Task description:
Leave out the pictures and retype only the lines from the opening line to the line that holds "const tagT = [88.2, 75.5, 48.9];", both ends included.

Provided information:
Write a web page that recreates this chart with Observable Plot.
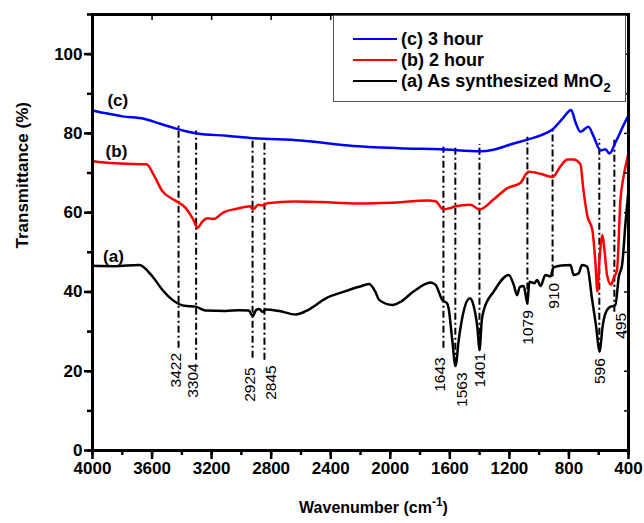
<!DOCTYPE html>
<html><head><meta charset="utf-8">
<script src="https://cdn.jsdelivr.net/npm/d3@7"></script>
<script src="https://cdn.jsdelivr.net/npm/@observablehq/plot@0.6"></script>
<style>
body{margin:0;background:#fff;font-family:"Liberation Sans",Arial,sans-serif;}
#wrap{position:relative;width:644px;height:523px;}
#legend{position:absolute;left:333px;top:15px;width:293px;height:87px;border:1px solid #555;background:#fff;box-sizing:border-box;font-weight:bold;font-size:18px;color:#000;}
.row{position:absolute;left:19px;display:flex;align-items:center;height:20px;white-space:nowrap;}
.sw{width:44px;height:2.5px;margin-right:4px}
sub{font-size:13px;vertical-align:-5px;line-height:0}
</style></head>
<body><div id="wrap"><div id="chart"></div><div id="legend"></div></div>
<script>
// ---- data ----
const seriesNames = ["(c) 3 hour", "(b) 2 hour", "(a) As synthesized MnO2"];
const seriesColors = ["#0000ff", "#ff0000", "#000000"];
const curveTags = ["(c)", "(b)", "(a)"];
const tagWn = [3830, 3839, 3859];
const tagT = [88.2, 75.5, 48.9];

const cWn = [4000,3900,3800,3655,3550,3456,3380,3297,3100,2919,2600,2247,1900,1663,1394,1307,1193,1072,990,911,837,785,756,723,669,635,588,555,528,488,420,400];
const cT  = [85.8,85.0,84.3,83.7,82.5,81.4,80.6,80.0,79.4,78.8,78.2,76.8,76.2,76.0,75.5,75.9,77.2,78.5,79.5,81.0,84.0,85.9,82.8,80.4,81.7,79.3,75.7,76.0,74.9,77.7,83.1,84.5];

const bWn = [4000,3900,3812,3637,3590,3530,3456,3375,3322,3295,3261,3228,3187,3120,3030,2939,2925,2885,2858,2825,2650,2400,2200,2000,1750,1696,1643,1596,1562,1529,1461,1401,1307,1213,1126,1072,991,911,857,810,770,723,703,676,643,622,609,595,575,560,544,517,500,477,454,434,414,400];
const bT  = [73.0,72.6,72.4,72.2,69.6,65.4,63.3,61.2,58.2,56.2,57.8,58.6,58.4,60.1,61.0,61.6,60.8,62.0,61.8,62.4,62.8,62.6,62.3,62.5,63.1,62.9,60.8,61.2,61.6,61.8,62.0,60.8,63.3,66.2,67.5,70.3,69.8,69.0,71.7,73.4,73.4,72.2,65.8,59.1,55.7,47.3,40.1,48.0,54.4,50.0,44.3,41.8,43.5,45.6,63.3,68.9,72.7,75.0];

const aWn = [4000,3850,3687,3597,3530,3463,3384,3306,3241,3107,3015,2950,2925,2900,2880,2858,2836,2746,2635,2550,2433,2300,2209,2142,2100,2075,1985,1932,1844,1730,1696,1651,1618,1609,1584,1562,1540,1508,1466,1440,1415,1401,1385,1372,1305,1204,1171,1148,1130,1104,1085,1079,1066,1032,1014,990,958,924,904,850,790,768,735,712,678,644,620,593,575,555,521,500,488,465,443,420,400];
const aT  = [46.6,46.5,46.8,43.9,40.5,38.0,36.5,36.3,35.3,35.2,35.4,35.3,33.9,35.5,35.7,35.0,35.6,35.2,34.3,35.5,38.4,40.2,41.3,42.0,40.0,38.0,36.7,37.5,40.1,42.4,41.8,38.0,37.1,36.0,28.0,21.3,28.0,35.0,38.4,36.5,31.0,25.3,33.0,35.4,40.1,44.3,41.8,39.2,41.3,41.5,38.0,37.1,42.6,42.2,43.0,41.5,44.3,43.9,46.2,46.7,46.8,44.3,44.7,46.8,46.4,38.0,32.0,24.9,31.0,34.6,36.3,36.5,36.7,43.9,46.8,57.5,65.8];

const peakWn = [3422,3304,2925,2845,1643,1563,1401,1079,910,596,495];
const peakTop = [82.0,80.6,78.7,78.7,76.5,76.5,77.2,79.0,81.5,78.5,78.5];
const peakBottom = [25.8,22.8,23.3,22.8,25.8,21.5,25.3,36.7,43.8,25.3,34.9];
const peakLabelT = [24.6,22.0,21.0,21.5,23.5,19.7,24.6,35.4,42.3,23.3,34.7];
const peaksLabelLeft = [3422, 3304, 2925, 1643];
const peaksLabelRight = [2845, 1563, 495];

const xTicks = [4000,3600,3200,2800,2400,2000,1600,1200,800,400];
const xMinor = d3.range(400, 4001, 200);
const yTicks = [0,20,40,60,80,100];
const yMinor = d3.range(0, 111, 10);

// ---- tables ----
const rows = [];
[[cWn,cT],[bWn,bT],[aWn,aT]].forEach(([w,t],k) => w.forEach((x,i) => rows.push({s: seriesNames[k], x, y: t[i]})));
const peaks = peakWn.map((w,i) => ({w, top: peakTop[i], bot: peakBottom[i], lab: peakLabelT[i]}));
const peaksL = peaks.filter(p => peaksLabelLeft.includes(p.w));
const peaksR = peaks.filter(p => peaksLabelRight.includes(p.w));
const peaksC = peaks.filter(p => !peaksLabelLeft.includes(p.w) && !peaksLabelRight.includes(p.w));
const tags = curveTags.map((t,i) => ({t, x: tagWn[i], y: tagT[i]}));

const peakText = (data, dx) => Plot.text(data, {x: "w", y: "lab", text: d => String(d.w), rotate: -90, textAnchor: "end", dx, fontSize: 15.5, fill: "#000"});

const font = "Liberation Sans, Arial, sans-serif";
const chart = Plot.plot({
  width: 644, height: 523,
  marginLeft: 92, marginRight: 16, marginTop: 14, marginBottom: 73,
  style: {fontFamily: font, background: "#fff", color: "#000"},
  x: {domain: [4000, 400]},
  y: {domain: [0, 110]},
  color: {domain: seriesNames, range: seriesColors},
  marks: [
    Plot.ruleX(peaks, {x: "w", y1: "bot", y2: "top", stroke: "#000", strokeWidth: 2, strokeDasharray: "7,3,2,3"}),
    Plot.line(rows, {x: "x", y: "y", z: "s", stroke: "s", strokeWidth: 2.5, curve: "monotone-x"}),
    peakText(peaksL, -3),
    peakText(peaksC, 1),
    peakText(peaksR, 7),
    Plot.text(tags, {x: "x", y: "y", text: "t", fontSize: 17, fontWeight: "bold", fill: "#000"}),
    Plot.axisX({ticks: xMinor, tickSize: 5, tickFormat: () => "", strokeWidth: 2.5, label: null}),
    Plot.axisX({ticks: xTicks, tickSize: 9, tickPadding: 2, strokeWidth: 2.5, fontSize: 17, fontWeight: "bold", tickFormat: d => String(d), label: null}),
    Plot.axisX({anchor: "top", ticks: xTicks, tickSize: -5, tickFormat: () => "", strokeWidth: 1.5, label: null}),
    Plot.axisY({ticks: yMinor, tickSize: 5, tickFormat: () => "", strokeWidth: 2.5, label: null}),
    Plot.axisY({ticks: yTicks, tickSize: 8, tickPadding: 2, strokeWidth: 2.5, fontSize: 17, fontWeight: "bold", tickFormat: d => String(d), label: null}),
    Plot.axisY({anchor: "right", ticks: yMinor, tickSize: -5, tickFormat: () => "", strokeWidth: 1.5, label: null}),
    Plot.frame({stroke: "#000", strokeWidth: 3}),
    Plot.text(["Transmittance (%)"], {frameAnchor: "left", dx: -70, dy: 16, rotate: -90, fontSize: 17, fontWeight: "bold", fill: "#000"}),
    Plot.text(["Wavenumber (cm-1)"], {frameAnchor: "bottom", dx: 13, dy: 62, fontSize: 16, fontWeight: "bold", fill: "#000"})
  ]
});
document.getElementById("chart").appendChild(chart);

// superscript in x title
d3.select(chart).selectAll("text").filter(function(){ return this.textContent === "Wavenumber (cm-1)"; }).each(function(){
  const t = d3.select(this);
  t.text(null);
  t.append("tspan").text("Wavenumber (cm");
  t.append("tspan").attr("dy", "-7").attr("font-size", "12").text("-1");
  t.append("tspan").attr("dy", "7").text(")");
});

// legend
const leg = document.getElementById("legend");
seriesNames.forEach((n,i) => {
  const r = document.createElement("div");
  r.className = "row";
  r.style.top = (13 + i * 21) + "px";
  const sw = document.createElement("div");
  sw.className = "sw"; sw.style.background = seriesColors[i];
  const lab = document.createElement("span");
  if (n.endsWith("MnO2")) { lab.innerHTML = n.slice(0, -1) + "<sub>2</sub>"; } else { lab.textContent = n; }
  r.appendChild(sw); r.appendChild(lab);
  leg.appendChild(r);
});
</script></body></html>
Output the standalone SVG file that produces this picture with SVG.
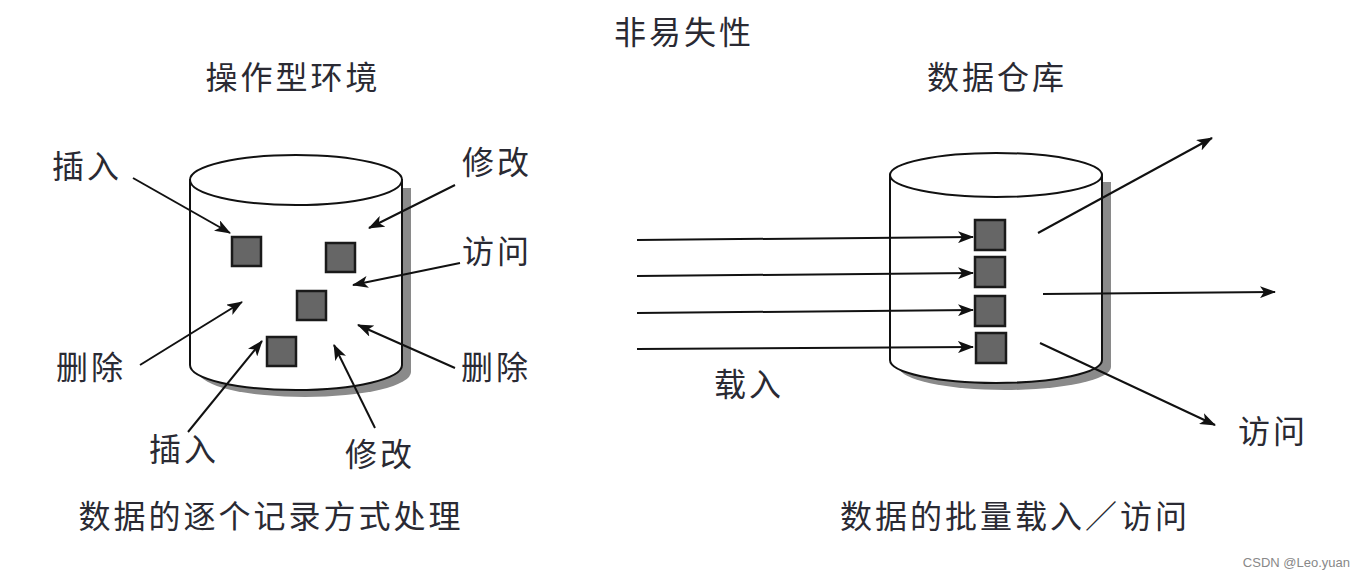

Task output:
Write a web page that recreates this chart with Observable Plot.
<!DOCTYPE html>
<html><head><meta charset="utf-8">
<script src="https://cdn.jsdelivr.net/npm/d3@7"></script>
<script src="https://cdn.jsdelivr.net/npm/@observablehq/plot@0.6"></script>
<style>
body{margin:0;background:#fff;font-family:"Liberation Sans",Arial,sans-serif;}
#wrap{position:relative;width:644px;height:523px;}
#legend{position:absolute;left:333px;top:15px;width:293px;height:87px;border:1px solid #555;background:#fff;box-sizing:border-box;font-weight:bold;font-size:18px;color:#000;}
.row{position:absolute;left:19px;display:flex;align-items:center;height:20px;white-space:nowrap;}
.sw{width:44px;height:2.5px;margin-right:4px}
sub{font-size:13px;vertical-align:-5px;line-height:0}
</style></head>
<body><div id="wrap"><div id="chart"></div><div id="legend"></div></div>
<script>
// ---- data ----
const seriesNames = ["(c) 3 hour", "(b) 2 hour", "(a) As synthesized MnO2"];
const seriesColors = ["#0000ff", "#ff0000", "#000000"];
const curveTags = ["(c)", "(b)", "(a)"];
const tagWn = [3830, 3839, 3859];
const tagT = [88.2, 75.5, 48.9];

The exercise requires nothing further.